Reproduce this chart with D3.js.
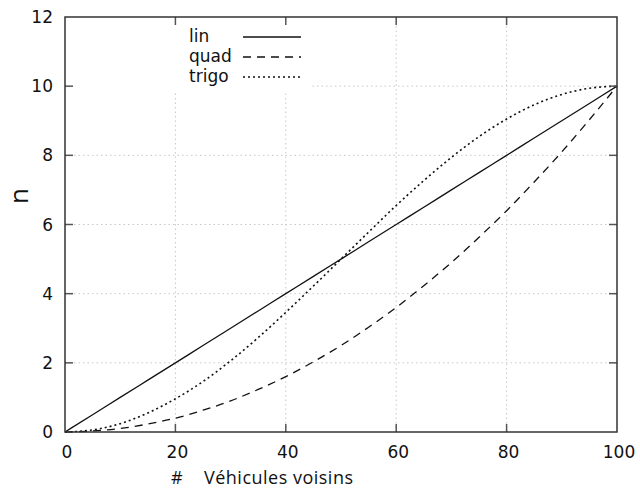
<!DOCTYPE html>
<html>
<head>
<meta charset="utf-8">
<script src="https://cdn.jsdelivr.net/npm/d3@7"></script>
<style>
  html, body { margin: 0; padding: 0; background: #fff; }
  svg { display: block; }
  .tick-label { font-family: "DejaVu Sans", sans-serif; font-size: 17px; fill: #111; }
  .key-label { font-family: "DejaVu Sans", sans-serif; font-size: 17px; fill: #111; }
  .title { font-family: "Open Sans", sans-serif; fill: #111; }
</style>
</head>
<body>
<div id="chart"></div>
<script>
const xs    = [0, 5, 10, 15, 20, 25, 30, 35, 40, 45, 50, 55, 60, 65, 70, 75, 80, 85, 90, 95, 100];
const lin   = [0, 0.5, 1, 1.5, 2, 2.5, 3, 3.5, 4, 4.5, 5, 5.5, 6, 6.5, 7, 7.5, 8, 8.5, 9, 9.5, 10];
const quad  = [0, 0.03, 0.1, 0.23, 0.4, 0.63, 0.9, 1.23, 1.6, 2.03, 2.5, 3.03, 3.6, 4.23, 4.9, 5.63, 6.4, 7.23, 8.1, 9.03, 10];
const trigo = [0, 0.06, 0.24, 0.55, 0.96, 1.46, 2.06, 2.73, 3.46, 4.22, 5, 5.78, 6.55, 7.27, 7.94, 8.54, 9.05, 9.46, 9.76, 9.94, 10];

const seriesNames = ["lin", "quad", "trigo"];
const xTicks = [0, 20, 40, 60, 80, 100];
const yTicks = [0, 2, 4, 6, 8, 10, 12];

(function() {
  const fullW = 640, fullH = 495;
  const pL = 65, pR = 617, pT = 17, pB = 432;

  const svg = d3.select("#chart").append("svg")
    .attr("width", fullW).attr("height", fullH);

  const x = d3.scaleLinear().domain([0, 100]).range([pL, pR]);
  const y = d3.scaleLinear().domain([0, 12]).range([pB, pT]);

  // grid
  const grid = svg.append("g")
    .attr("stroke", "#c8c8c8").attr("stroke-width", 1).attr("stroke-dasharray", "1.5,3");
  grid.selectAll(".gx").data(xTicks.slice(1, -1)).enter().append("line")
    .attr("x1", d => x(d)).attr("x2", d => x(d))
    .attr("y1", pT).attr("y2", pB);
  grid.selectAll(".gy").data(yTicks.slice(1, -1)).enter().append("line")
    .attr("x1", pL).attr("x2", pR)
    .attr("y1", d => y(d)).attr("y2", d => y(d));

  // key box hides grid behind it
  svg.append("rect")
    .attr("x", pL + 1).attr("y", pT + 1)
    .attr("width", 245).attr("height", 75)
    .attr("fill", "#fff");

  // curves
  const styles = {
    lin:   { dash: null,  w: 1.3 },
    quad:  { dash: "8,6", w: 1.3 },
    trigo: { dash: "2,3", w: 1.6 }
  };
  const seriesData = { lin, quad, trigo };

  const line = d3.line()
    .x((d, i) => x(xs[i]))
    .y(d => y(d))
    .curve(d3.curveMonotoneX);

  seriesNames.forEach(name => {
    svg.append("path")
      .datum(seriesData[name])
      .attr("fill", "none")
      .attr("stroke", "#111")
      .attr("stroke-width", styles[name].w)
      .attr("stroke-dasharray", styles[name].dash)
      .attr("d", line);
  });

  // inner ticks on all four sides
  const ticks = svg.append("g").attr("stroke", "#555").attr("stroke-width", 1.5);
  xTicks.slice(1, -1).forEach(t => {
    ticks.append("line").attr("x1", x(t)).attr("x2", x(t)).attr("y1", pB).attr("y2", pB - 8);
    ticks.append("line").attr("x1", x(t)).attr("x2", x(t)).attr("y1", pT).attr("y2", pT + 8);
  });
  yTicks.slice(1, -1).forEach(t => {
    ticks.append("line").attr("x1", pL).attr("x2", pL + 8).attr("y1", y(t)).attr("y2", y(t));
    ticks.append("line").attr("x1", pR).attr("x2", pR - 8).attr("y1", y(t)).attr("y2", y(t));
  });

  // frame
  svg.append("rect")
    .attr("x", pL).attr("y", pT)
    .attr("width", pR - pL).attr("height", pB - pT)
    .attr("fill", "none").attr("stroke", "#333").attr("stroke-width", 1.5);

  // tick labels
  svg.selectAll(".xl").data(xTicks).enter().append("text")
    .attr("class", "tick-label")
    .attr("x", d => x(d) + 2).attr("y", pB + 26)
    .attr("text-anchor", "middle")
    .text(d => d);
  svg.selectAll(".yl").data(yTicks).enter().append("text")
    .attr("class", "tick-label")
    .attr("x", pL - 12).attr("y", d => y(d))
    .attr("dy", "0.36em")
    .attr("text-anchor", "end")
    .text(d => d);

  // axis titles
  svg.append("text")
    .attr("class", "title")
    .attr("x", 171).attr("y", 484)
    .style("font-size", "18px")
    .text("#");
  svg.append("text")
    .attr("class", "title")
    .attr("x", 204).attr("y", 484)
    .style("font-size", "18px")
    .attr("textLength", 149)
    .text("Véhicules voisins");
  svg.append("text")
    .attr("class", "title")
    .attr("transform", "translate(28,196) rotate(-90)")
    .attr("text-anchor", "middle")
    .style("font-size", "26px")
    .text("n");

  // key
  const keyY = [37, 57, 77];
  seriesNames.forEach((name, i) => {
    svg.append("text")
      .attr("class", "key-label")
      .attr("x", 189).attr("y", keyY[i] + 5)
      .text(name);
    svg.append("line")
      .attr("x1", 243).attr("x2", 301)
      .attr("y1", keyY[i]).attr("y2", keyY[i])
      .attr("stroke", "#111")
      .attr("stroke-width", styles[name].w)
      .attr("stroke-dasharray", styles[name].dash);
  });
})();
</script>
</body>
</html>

▬▬▬

• **Exercise objective**
Omit the pictures and reproduce the listing exactly.

• **Final result**
Reproduce this chart with D3.js.
<!DOCTYPE html>
<html>
<head>
<meta charset="utf-8">
<script src="https://cdn.jsdelivr.net/npm/d3@7"></script>
<style>
  html, body { margin: 0; padding: 0; background: #fff; }
  svg { display: block; }
  .tick-label { font-family: "DejaVu Sans", sans-serif; font-size: 17px; fill: #111; }
  .key-label { font-family: "DejaVu Sans", sans-serif; font-size: 17px; fill: #111; }
  .title { font-family: "Open Sans", sans-serif; fill: #111; }
</style>
</head>
<body>
<div id="chart"></div>
<script>
const xs    = [0, 5, 10, 15, 20, 25, 30, 35, 40, 45, 50, 55, 60, 65, 70, 75, 80, 85, 90, 95, 100];
const lin   = [0, 0.5, 1, 1.5, 2, 2.5, 3, 3.5, 4, 4.5, 5, 5.5, 6, 6.5, 7, 7.5, 8, 8.5, 9, 9.5, 10];
const quad  = [0, 0.03, 0.1, 0.23, 0.4, 0.63, 0.9, 1.23, 1.6, 2.03, 2.5, 3.03, 3.6, 4.23, 4.9, 5.63, 6.4, 7.23, 8.1, 9.03, 10];
const trigo = [0, 0.06, 0.24, 0.55, 0.96, 1.46, 2.06, 2.73, 3.46, 4.22, 5, 5.78, 6.55, 7.27, 7.94, 8.54, 9.05, 9.46, 9.76, 9.94, 10];

const seriesNames = ["lin", "quad", "trigo"];
const xTicks = [0, 20, 40, 60, 80, 100];
const yTicks = [0, 2, 4, 6, 8, 10, 12];

(function() {
  const fullW = 640, fullH = 495;
  const pL = 65, pR = 617, pT = 17, pB = 432;

  const svg = d3.select("#chart").append("svg")
    .attr("width", fullW).attr("height", fullH);

  const x = d3.scaleLinear().domain([0, 100]).range([pL, pR]);
  const y = d3.scaleLinear().domain([0, 12]).range([pB, pT]);

  // grid
  const grid = svg.append("g")
    .attr("stroke", "#c8c8c8").attr("stroke-width", 1).attr("stroke-dasharray", "1.5,3");
  grid.selectAll(".gx").data(xTicks.slice(1, -1)).enter().append("line")
    .attr("x1", d => x(d)).attr("x2", d => x(d))
    .attr("y1", pT).attr("y2", pB);
  grid.selectAll(".gy").data(yTicks.slice(1, -1)).enter().append("line")
    .attr("x1", pL).attr("x2", pR)
    .attr("y1", d => y(d)).attr("y2", d => y(d));

  // key box hides grid behind it
  svg.append("rect")
    .attr("x", pL + 1).attr("y", pT + 1)
    .attr("width", 245).attr("height", 75)
    .attr("fill", "#fff");

  // curves
  const styles = {
    lin:   { dash: null,  w: 1.3 },
    quad:  { dash: "8,6", w: 1.3 },
    trigo: { dash: "2,3", w: 1.6 }
  };
  const seriesData = { lin, quad, trigo };

  const line = d3.line()
    .x((d, i) => x(xs[i]))
    .y(d => y(d))
    .curve(d3.curveMonotoneX);

  seriesNames.forEach(name => {
    svg.append("path")
      .datum(seriesData[name])
      .attr("fill", "none")
      .attr("stroke", "#111")
      .attr("stroke-width", styles[name].w)
      .attr("stroke-dasharray", styles[name].dash)
      .attr("d", line);
  });

  // inner ticks on all four sides
  const ticks = svg.append("g").attr("stroke", "#555").attr("stroke-width", 1.5);
  xTicks.slice(1, -1).forEach(t => {
    ticks.append("line").attr("x1", x(t)).attr("x2", x(t)).attr("y1", pB).attr("y2", pB - 8);
    ticks.append("line").attr("x1", x(t)).attr("x2", x(t)).attr("y1", pT).attr("y2", pT + 8);
  });
  yTicks.slice(1, -1).forEach(t => {
    ticks.append("line").attr("x1", pL).attr("x2", pL + 8).attr("y1", y(t)).attr("y2", y(t));
    ticks.append("line").attr("x1", pR).attr("x2", pR - 8).attr("y1", y(t)).attr("y2", y(t));
  });

  // frame
  svg.append("rect")
    .attr("x", pL).attr("y", pT)
    .attr("width", pR - pL).attr("height", pB - pT)
    .attr("fill", "none").attr("stroke", "#333").attr("stroke-width", 1.5);

  // tick labels
  svg.selectAll(".xl").data(xTicks).enter().append("text")
    .attr("class", "tick-label")
    .attr("x", d => x(d) + 2).attr("y", pB + 26)
    .attr("text-anchor", "middle")
    .text(d => d);
  svg.selectAll(".yl").data(yTicks).enter().append("text")
    .attr("class", "tick-label")
    .attr("x", pL - 12).attr("y", d => y(d))
    .attr("dy", "0.36em")
    .attr("text-anchor", "end")
    .text(d => d);

  // axis titles
  svg.append("text")
    .attr("class", "title")
    .attr("x", 171).attr("y", 484)
    .style("font-size", "18px")
    .text("#");
  svg.append("text")
    .attr("class", "title")
    .attr("x", 204).attr("y", 484)
    .style("font-size", "18px")
    .attr("textLength", 149)
    .text("Véhicules voisins");
  svg.append("text")
    .attr("class", "title")
    .attr("transform", "translate(28,196) rotate(-90)")
    .attr("text-anchor", "middle")
    .style("font-size", "26px")
    .text("n");

  // key
  const keyY = [37, 57, 77];
  seriesNames.forEach((name, i) => {
    svg.append("text")
      .attr("class", "key-label")
      .attr("x", 189).attr("y", keyY[i] + 5)
      .text(name);
    svg.append("line")
      .attr("x1", 243).attr("x2", 301)
      .attr("y1", keyY[i]).attr("y2", keyY[i])
      .attr("stroke", "#111")
      .attr("stroke-width", styles[name].w)
      .attr("stroke-dasharray", styles[name].dash);
  });
})();
</script>
</body>
</html>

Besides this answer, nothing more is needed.